**Information shown**
----
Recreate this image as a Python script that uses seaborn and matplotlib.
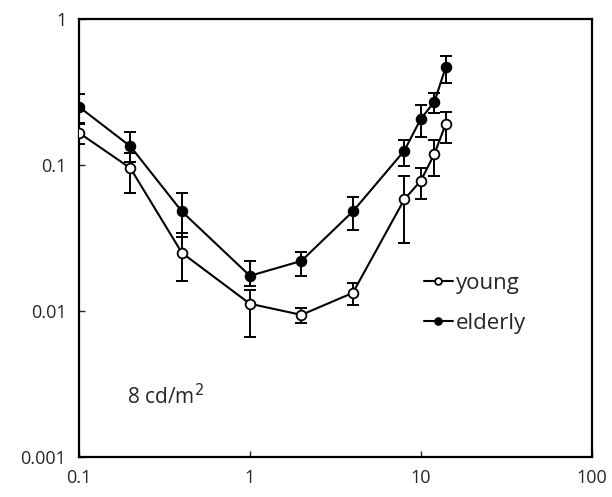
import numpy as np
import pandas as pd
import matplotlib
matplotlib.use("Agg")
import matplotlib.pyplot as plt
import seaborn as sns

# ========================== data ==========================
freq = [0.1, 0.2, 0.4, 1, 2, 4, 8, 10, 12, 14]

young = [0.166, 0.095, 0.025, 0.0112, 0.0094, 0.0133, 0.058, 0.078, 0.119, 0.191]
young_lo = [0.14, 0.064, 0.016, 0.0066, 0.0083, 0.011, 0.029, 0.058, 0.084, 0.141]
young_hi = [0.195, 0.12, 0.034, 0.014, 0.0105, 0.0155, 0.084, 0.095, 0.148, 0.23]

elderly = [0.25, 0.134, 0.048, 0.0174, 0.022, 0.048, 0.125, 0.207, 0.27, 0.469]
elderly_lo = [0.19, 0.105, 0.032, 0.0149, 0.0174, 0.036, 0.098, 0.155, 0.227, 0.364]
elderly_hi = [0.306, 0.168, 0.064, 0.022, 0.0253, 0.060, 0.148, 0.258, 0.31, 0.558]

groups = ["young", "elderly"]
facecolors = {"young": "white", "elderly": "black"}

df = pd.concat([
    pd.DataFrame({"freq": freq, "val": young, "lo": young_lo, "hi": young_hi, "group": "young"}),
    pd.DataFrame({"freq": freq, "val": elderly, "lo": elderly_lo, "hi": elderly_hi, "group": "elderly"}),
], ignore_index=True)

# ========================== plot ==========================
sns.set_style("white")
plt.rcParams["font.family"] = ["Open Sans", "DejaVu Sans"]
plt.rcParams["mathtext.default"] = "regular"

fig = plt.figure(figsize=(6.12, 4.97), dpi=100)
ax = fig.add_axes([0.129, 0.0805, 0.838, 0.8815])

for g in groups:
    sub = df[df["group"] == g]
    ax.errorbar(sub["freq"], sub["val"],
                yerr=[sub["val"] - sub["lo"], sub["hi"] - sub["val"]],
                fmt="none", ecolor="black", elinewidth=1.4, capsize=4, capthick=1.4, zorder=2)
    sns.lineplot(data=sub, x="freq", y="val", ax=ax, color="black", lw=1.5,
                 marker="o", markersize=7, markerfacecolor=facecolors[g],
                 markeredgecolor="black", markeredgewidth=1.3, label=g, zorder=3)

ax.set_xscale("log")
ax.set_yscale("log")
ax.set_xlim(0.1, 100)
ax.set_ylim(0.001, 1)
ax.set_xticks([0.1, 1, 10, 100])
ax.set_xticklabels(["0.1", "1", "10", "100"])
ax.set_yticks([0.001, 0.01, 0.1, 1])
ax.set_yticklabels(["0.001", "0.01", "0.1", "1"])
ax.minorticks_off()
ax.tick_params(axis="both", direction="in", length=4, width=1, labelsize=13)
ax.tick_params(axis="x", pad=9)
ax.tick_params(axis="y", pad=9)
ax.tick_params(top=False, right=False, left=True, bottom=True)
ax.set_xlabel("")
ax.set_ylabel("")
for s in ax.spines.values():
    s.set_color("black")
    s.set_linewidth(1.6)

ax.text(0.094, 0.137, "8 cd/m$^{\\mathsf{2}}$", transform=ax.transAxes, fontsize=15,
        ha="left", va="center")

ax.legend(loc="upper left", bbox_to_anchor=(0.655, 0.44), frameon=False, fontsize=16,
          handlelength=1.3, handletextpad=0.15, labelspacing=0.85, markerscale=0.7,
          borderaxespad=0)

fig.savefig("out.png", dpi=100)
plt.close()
----
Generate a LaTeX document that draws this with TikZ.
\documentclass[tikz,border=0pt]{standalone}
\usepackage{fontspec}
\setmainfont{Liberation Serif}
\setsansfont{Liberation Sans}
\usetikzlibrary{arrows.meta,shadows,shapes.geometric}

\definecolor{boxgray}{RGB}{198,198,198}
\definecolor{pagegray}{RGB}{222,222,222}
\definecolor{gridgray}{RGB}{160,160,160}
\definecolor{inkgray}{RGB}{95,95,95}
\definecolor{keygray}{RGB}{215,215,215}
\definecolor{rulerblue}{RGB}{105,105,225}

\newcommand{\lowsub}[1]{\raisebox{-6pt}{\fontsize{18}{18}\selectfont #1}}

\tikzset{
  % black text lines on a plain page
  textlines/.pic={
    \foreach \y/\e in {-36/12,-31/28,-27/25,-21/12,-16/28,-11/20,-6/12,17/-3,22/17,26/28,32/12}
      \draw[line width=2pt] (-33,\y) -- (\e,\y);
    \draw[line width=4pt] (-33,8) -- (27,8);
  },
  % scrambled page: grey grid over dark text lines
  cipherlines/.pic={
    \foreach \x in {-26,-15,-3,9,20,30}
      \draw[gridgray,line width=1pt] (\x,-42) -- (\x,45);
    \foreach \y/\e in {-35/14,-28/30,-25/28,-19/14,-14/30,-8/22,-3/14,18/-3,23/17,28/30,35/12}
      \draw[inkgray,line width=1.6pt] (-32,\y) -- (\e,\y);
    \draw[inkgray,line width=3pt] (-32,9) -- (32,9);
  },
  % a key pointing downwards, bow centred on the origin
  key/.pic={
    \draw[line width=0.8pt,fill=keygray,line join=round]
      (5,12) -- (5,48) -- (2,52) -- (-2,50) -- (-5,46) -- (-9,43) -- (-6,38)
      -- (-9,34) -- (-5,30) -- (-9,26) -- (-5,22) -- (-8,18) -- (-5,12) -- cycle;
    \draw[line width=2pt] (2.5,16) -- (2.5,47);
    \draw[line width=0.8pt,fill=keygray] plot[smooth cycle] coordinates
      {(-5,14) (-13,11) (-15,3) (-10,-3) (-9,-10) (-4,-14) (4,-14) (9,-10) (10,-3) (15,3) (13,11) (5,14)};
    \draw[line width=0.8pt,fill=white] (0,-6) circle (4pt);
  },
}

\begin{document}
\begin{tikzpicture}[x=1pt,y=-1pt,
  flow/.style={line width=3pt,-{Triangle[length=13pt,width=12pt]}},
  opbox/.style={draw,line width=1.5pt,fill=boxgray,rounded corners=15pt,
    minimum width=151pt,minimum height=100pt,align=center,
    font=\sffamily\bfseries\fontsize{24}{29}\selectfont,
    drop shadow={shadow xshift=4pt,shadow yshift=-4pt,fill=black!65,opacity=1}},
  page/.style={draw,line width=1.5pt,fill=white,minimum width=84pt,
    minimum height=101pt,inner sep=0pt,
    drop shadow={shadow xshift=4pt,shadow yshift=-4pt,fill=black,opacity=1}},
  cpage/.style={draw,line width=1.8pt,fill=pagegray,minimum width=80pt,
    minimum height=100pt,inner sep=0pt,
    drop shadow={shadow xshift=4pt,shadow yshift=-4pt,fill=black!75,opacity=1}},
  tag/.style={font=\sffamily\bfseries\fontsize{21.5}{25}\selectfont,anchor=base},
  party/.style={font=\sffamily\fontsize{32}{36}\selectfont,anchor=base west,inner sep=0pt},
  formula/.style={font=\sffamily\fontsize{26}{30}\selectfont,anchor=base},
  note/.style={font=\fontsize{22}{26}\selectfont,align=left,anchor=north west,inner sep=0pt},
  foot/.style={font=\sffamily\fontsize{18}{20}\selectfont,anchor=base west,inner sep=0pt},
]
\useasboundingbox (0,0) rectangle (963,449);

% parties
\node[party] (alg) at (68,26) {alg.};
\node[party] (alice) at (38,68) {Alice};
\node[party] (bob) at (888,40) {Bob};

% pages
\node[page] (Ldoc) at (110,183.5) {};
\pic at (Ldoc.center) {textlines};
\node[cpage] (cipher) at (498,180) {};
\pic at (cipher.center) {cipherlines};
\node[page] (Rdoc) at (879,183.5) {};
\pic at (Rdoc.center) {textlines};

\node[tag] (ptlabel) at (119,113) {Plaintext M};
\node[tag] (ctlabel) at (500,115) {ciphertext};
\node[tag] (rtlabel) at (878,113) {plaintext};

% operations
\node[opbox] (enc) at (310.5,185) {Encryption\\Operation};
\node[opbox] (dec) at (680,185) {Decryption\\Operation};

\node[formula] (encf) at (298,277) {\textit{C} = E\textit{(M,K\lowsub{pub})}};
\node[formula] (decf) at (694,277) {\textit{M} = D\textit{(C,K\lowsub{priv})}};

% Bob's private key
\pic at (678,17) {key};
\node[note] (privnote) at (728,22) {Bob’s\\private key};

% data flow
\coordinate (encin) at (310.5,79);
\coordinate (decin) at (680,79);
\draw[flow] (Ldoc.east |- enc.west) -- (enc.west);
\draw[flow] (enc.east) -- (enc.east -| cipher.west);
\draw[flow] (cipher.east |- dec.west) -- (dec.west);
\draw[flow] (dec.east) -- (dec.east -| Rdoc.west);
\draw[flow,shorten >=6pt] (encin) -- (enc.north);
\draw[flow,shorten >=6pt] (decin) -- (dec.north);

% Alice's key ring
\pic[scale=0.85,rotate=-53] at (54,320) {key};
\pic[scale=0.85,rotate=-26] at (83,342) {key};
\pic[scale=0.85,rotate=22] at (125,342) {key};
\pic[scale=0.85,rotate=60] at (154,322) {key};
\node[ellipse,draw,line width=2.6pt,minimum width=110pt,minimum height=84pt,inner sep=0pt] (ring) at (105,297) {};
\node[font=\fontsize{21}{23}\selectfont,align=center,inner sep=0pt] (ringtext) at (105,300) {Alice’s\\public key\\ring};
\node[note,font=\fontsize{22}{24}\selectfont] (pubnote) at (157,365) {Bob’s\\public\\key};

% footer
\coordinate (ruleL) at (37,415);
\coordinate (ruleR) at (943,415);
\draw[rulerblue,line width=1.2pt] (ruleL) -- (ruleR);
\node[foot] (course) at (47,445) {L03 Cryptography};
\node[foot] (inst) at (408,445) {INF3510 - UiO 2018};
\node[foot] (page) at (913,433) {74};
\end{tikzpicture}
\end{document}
----
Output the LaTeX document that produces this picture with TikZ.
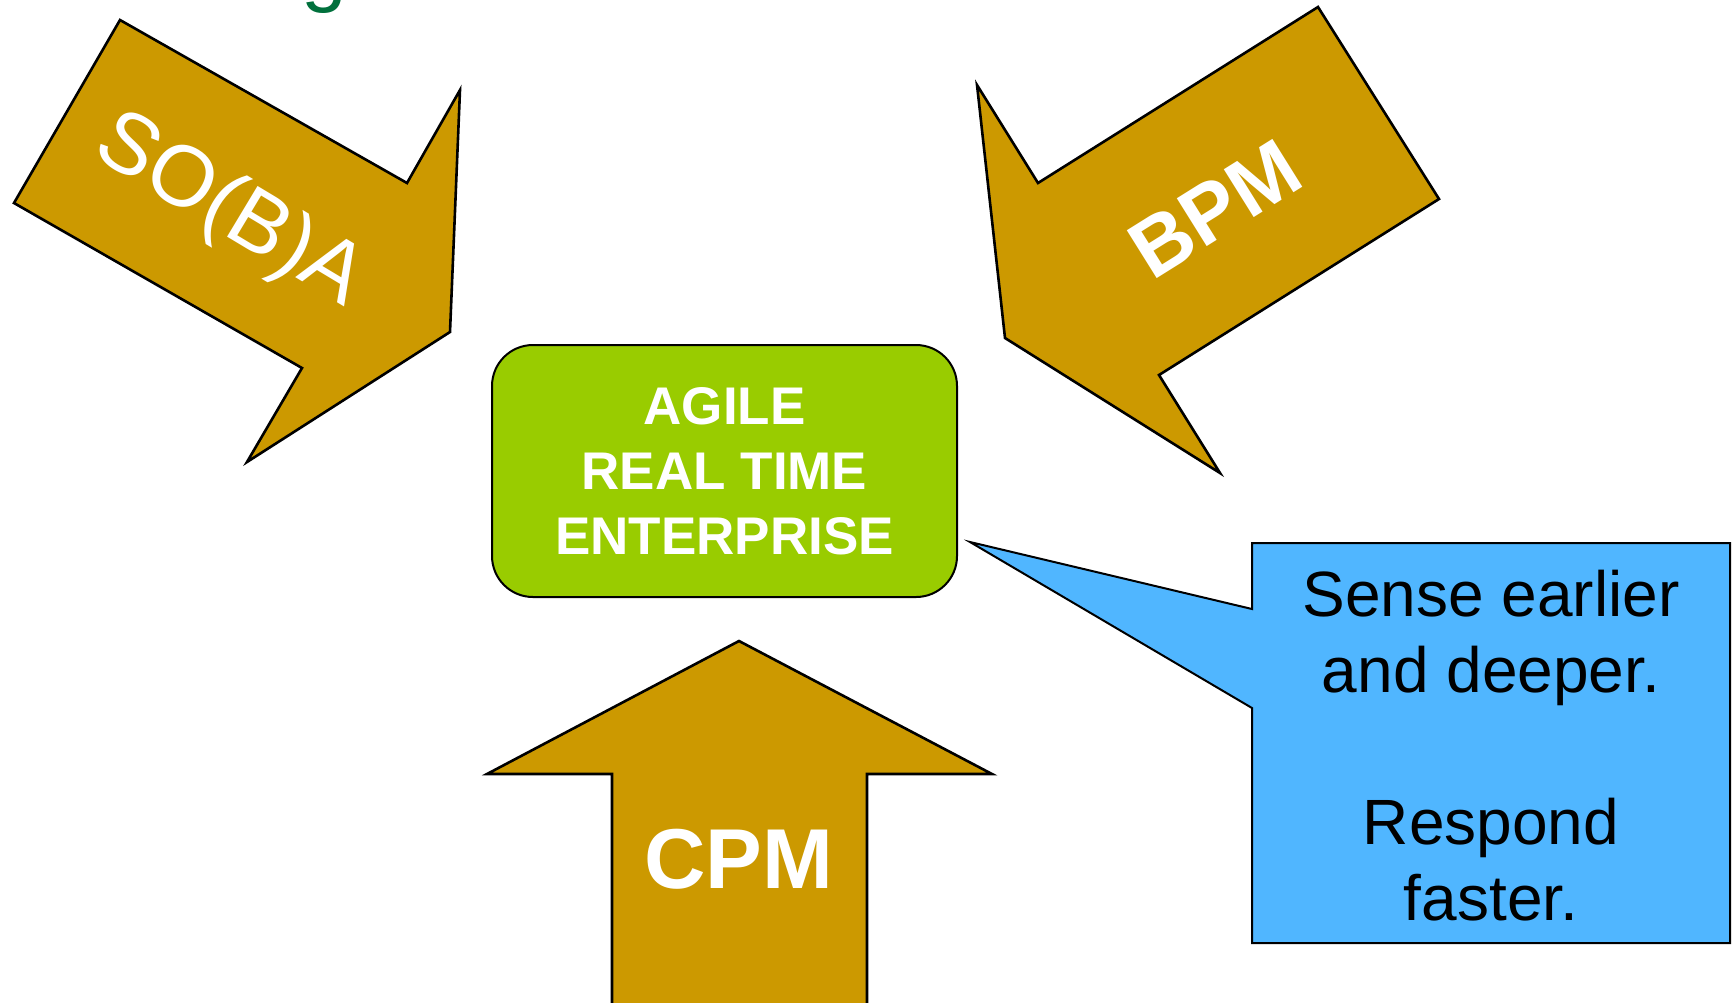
----
**Problem to work on**
Copy the lines above exactly, starting at the one with "Recreate this image" and ending at the one with "10, 12, 14]", both included. Leave out any pictures and add nothing else.

**Complete output**
Recreate this image as a Python script that uses seaborn and matplotlib.
import numpy as np
import pandas as pd
import matplotlib
matplotlib.use("Agg")
import matplotlib.pyplot as plt
import seaborn as sns

# ========================== data ==========================
freq = [0.1, 0.2, 0.4, 1, 2, 4, 8, 10, 12, 14]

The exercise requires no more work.